Some people don’t like that I’m so hard on the New Democrats. I don’t want to over state it, but there is a reason: they have been destroying the nation for two decades! So now we find Robert Rubin ranting on about “financial discipline.” On the pages of the Financial Times he tells us, Sound Government Finances Will Promote Recovery. He thinks he is threading the needle. More or less he is saying, “We don’t have to make a choice between job creation and economic austerity because economic austerity will create jobs!” This is a funny attempt to thread the needle give that this is exactly the argument that those calling for economic austerity have always made. I’m afraid Rubin has missed the eye of the needle by quite a ways.
As I discussed last year in, Alberto Alesina Wasn’t Right, the idea of “expansionary austerity” has been shown to be a cruel joke. Alesina argued that if businesses saw that governments were balancing their budgets, they would decide that the future looked bright and start spending. This is, of course, a supply side story of how the economy works. By this way of thinking, what drives the economy is the supply of goods rather than the demand for goods. It doesn’t work that way at all. Even a child should see, businesses create the products that they believe their customers will want. Thus, if a business owner sees that most of his customers are unemployed and have very little money, he will not hire more people to produce more products that his customers won’t buy.
But I’m not an economist, so let’s hear what a great economist has to say about the rubbish that Rubin is shoveling. Brad DeLong wrote, Department of “Huh”?!: Where is the Arithmetic in Robert Rubin’s Financial Times Piece?[1] So DeLong provides the math and it turns out that stimulus is a great idea and austerity is not:
Of course, I have an answer to DeLong’s question. There is no math in Rubin’s op-ed because austerity is a matter of faith, not economics. When business owners are asked why they aren’t hiring, they say it is lack of demand for their goods. It isn’t that they think the government is going backrupt. It isn’t that they are concerned about “regulations” (although I’ll admit with all the right wing propaganda, a lot of businesses are unnecessarily worried about Obamacare). It is that they don’t have the customers and cutting spending will—Are you ready to be shocked?!—make the situation worse.
For four and a half years, Robert Rubin was Bill Clinton’s Treasury Secretary. And as such, he was the architect of Clinton’s strong dollar policy. I understand that people who don’t know much about economics immediately think, “But don’t we want a strong dollar?” And the answer is, “Yes! If you don’t want a job!” A strong dollar is great for people who already have lots of money. It means they can buy imports very cheaply. But it also means that our exports are very expensive. Thus, other countries don’t buy as many of them. Thus, fewer Americans are employed. When you hear “strong dollar” just think “gift for the rich from the poor.”

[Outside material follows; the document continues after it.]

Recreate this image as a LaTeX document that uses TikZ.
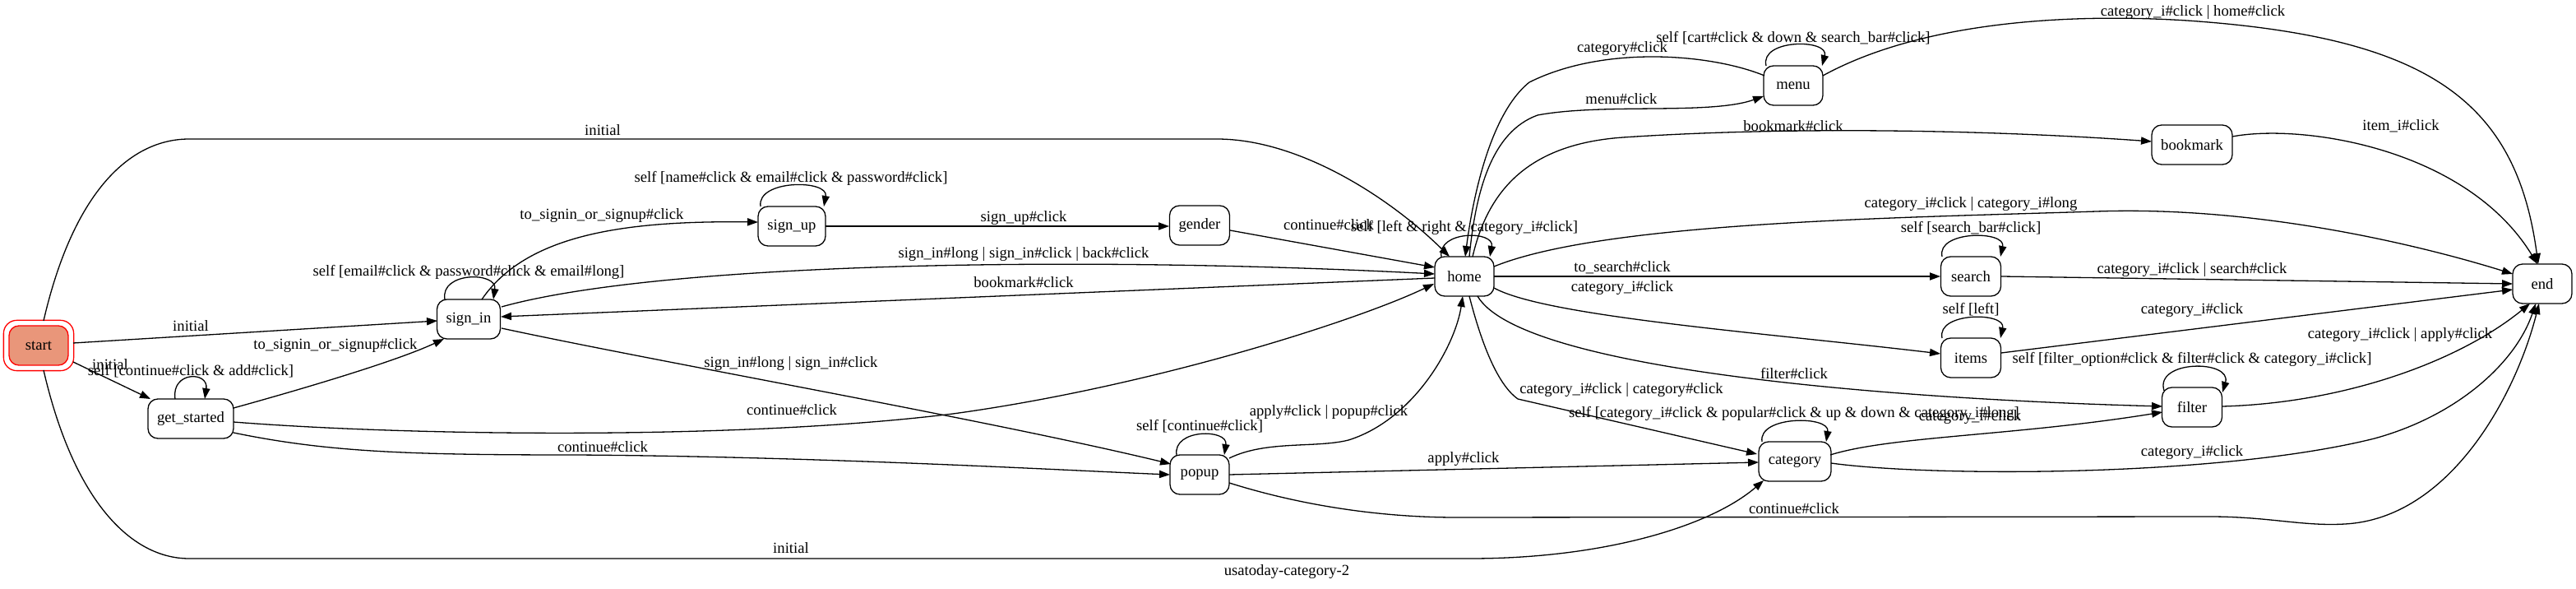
\documentclass[tikz,border=0pt]{standalone}
\usepackage{fontspec}
\setmainfont{Liberation Serif}
\usetikzlibrary{arrows.meta,calc}
\definecolor{gvsalmon}{RGB}{233,150,122}
\newcommand{\gvfont}{\fontsize{9.33pt}{11pt}\selectfont}
\begin{document}
\begin{tikzpicture}[x=0.5pt,y=-0.5pt, line width=0.65pt,
  st/.style={draw, rounded corners=6pt, minimum height=24pt, minimum width=#1, inner sep=1pt, font=\gvfont},
  st/.default=36pt,
  lbl/.style={inner sep=0pt, font=\gvfont},
  arr/.style={-{Triangle[length=6.5pt,width=4.6pt]}}]
\useasboundingbox (0,0) rectangle (3133,716);

% nodes
\node[st=36pt, fill=gvsalmon, draw=red] (start) at (47,420) {start};
\draw[red, rounded corners=8pt] ($(start.north west)+(-6,-6)$) rectangle ($(start.south east)+(6,6)$);
\node[st=52pt] (get_started) at (232,509) {get\_started};
\node[st=38.5pt] (sign_in) at (570,388) {sign\_in};
\node[st=41pt] (sign_up) at (963,275) {sign\_up};
\node[st=36.5pt] (gender) at (1459,274) {gender};
\node[st] (home) at (1781,336) {home};
\node[st] (popup) at (1459,577) {popup};
\node[st] (menu) at (2181,104) {menu};
\node[st=49pt] (bookmark) at (2666,176) {bookmark};
\node[st=36.5pt] (search) at (2397,336) {search};
\node[st=36.5pt] (items) at (2397,435) {items};
\node[st=36.5pt] (filter) at (2666,495) {filter};
\node[st=44pt] (category) at (2183,561) {category};
\node[st] (end) at (3092,345) {end};

% edges
% start -> home (initial, top)
\draw[arr] ($(start)+(6,-30)$) .. controls (90,230) and (160,169) .. (230,169) -- (1480,169) .. controls (1580,169) and (1690,240) .. ($(home)+(-18,-24)$);
\node[lbl] (l1) at (733,158) {initial};
% start -> sign_in
\draw[arr] ($(start)+(42,-3)$) -- ($(sign_in)+(-38,2)$);
\node[lbl] (l2) at (232,396) {initial};
% start -> get_started
\draw[arr] ($(start)+(42,20)$) -- ($(get_started)+(-49,-24)$);
\node[lbl] (l3) at (134,443) {initial};
% get_started loop
\draw[arr] ($(get_started)+(-19,-24)$) .. controls (208,451) and (254,451) .. ($(get_started)+(17,-24)$);
\node[lbl] (l4) at (232,451) {self [continue\#click \& add\#click]};
% start -> category (initial, bottom)
\draw[arr] ($(start)+(6,30)$) .. controls (90,610) and (160,679) .. (230,679) -- (1788,679) .. controls (1950,679) and (2080,640) .. ($(category)+(-38,23)$);
\node[lbl] (l5) at (962,666) {initial};
% get_started -> sign_in
\draw[arr] ($(get_started)+(52,-13)$) .. controls (360,475) and (480,440) .. ($(sign_in)+(-30,24)$);
\node[lbl] (l6) at (408,420) {to\_signin\_or\_signup\#click};
% sign_in loop
\draw[arr] ($(sign_in)+(-29,-24)$) .. controls (535,330) and (605,330) .. ($(sign_in)+(30,-24)$);
\node[lbl] (l7) at (570,331) {self [email\#click \& password\#click \& email\#long]};
% sign_in -> sign_up
\draw[arr] ($(sign_in)+(16,-24)$) .. controls (640,285) and (760,268) .. ($(sign_up)+(-41,-5)$);
\node[lbl] (l8) at (732,262) {to\_signin\_or\_signup\#click};
% sign_up loop
\draw[arr] ($(sign_up)+(-38,-24)$) .. controls (920,218) and (1008,218) .. ($(sign_up)+(39,-24)$);
\node[lbl] (l9) at (962,217) {self [name\#click \& email\#click \& password\#click]};
% sign_up -> gender
\draw[arr] ($(sign_up)+(41,0)$) -- ($(gender)+(-37,1)$);
\node[lbl] (l10) at (1245,265) {sign\_up\#click};
% gender -> home
\draw[arr] ($(gender)+(37,6)$) -- ($(home)+(-36,-11)$);
\node[lbl] (l11) at (1616,273) {continue\#click};
% home loop
\draw[arr] ($(home)+(-28,-24)$) .. controls (1748,280) and (1818,280) .. ($(home)+(31,-24)$);
\node[lbl] (l12) at (1781,277) {self [left \& right \& category\_i\#click]};
% sign_in -> home
\draw[arr] ($(sign_in)+(40,-15)$) .. controls (800,320) and (1300,310) .. ($(home)+(-36,-3)$);
\node[lbl] (l13) at (1245,309) {sign\_in\#long | sign\_in\#click | back\#click};
% home -> sign_in
\draw[arr] ($(home)+(-36,2)$) -- ($(sign_in)+(39,-3)$);
\node[lbl] (l14) at (1245,343) {bookmark\#click};
% sign_in -> popup
\draw[arr] ($(sign_in)+(40,11)$) .. controls (800,440) and (1200,510) .. ($(popup)+(-35,-13)$);
\node[lbl] (l15) at (962,442) {sign\_in\#long | sign\_in\#click};
% get_started -> home
\draw[arr] ($(get_started)+(52,4)$) .. controls (500,530) and (900,535) .. (1159,503) .. controls (1400,470) and (1650,390) .. ($(home)+(-37,9)$);
\node[lbl] (l16) at (963,498) {continue\#click};
% get_started -> popup
\draw[arr] ($(get_started)+(52,17)$) .. controls (400,550) and (500,553) .. (700,553) .. controls (1000,555) and (1300,572) .. ($(popup)+(-36,0)$);
\node[lbl] (l17) at (733,543) {continue\#click};
% popup loop
\draw[arr] ($(popup)+(-28,-24)$) .. controls (1426,521) and (1494,521) .. ($(popup)+(30,-24)$);
\node[lbl] (l18) at (1459,518) {self [continue\#click]};
% popup -> home
\draw[arr] ($(popup)+(36,-20)$) .. controls (1540,535) and (1600,545) .. (1640,535) .. controls (1720,510) and (1770,420) .. ($(home)+(-2,24)$);
\node[lbl] (l19) at (1616,501) {apply\#click | popup\#click};
% popup -> category
\draw[arr] ($(popup)+(36,0)$) -- ($(category)+(-44,1)$);
\node[lbl] (l20) at (1780,558) {apply\#click};
% popup -> end
\draw[arr] ($(popup)+(36,10)$) .. controls (1600,620) and (1700,629) .. (1771,629) -- (2687,628) .. controls (2760,628) and (2800,640) .. (2852,637) .. controls (2980,630) and (3060,480) .. ($(end)+(-4,24)$);
\node[lbl] (l21) at (2182,618) {continue\#click};
% home -> menu
\draw[arr] ($(home)+(6,-24)$) .. controls (1795,230) and (1815,160) .. (1870,140) .. controls (1950,125) and (2080,140) .. ($(menu)+(-36,13)$);
\node[lbl] (l22) at (1972,120) {menu\#click};
% menu -> home
\draw[arr] ($(menu)+(-35,-12)$) .. controls (2080,65) and (1950,55) .. (1860,100) .. controls (1810,140) and (1790,250) .. ($(home)+(1,-24)$);
\node[lbl] (l23) at (1973,59) {category\#click};
% menu loop
\draw[arr] ($(menu)+(-33,-24)$) .. controls (2140,47) and (2225,47) .. ($(menu)+(35,-24)$);
\node[lbl] (l24) at (2181,46) {self [cart\#click \& down \& search\_bar\#click]};
% menu -> end
\draw[arr] ($(menu)+(36,-12)$) .. controls (2330,30) and (2500,15) .. (2660,25) .. controls (2950,45) and (3060,120) .. ($(end)+(-5,-24)$);
\node[lbl] (l25) at (2667,15) {category\_i\#click | home\#click};
% home -> bookmark
\draw[arr] ($(home)+(10,-24)$) .. controls (1810,230) and (1860,175) .. (1974,167) .. controls (2200,152) and (2450,160) .. ($(bookmark)+(-49,-4)$);
\node[lbl] (l26) at (2181,153) {bookmark\#click};
% bookmark -> end
\draw[arr] ($(bookmark)+(49,-10)$) .. controls (2800,150) and (3000,180) .. ($(end)+(-6,-24)$);
\node[lbl] (l27) at (2920,153) {item\_i\#click};
% home -> end
\draw[arr] ($(home)+(36,-12)$) .. controls (1950,270) and (2300,265) .. (2550,257) .. controls (2750,250) and (2950,300) .. ($(end)+(-36,-12)$);
\node[lbl] (l28) at (2397,248) {category\_i\#click | category\_i\#long};
% home -> search
\draw[arr] ($(home)+(36,0)$) -- ($(search)+(-37,0)$);
\node[lbl] (l29) at (1973,325) {to\_search\#click};
% search loop
\draw[arr] ($(search)+(-35,-24)$) .. controls (2355,280) and (2440,280) .. ($(search)+(36,-24)$);
\node[lbl] (l30) at (2397,277) {self [search\_bar\#click]};
% search -> end
\draw[arr] ($(search)+(37,0)$) -- ($(end)+(-36,0)$);
\node[lbl] (l31) at (2666,328) {category\_i\#click | search\#click};
% home -> items
\draw[arr] ($(home)+(36,14)$) .. controls (1880,385) and (2150,405) .. ($(items)+(-37,-5)$);
\node[lbl] (l32) at (1973,350) {category\_i\#click};
% items loop
\draw[arr] ($(items)+(-35,-24)$) .. controls (2355,379) and (2440,379) .. ($(items)+(36,-24)$);
\node[lbl] (l33) at (2397,376) {self [left]};
% items -> end
\draw[arr] ($(items)+(37,-6)$) -- ($(end)+(-36,7)$);
\node[lbl] (l34) at (2666,377) {category\_i\#click};
% home -> filter
\draw[arr] ($(home)+(16,24)$) .. controls (1850,450) and (2300,485) .. ($(filter)+(-36,-1)$);
\node[lbl] (l35) at (2182,454) {filter\#click};
% filter loop
\draw[arr] ($(filter)+(-34,-20)$) .. controls (2620,437) and (2715,437) .. ($(filter)+(37,-18)$);
\node[lbl] (l36) at (2666,437) {self [filter\_option\#click \& filter\#click \& category\_i\#click]};
% filter -> end
\draw[arr] ($(filter)+(37,-1)$) .. controls (2850,490) and (2990,440) .. ($(end)+(-15,24)$);
\node[lbl] (l37) at (2919,407) {category\_i\#click | apply\#click};
% home -> category
\draw[arr] ($(home)+(6,24)$) .. controls (1805,430) and (1825,470) .. (1846,485) -- ($(category)+(-46,-9)$);
\node[lbl] (l38) at (1972,474) {category\_i\#click | category\#click};
% category loop
\draw[arr] ($(category)+(-40,-24)$) .. controls (2138,505) and (2226,505) .. ($(category)+(38,-24)$);
\node[lbl] (l39) at (2182,503) {self [category\_i\#click \& popular\#click \& up \& down \& category\_i\#long]};
% category -> filter
\draw[arr] ($(category)+(43,-8)$) .. controls (2300,530) and (2450,530) .. ($(filter)+(-36,6)$);
\node[lbl] (l40) at (2396,507) {category\_i\#click};
% category -> end
\draw[arr] ($(category)+(44,2)$) .. controls (2350,580) and (2700,580) .. (2888,533) .. controls (2990,505) and (3060,440) .. ($(end)+(-8,24)$);
\node[lbl] (l41) at (2666,550) {category\_i\#click};

% graph label
\node[lbl] (glabel) at (1565,695) {usatoday-category-2};
\end{tikzpicture}
\end{document}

This is a great example of why our government is so messed up. The Democrats are supposed to be liberal. But the last two Democratic Presidents and the current one are all economically conservative. This is why the Republican Party has stopped being conservative and is now radical. Given that the Democratic elites have taken over all the old conservative economic policies (and in many cases made them even more conservative), what are the Republicans to do? Truly, I don’t know what their options were, but the one they picked was, “Go crazy!”
So we are left with a country where even conservative voters are to the left of the Democrats on economic issues. Yes, I still think we must vote for the Democrats. If the party wins presidential election after presidential election and controls huge majorities in Congress, the party will move to the left on economic issues. But the Democrats are currently not much of a choice. If you only care about gay marriage, then the Democrats are not bad. If you care about abortion rights, then the Democrats are pretty good. If you care about birth control, the Democrats are very good. But if you care about anyone who might exercise those rights having a decent job, then the Democrats are really quite bad. And Robert Rubin’s career and recent op-ed proves that.
[1] DeLong is a great economist, ’tis true. As a writer, not so much. That should have been, “Huh?!” Father, forgive them; for they know not what they do.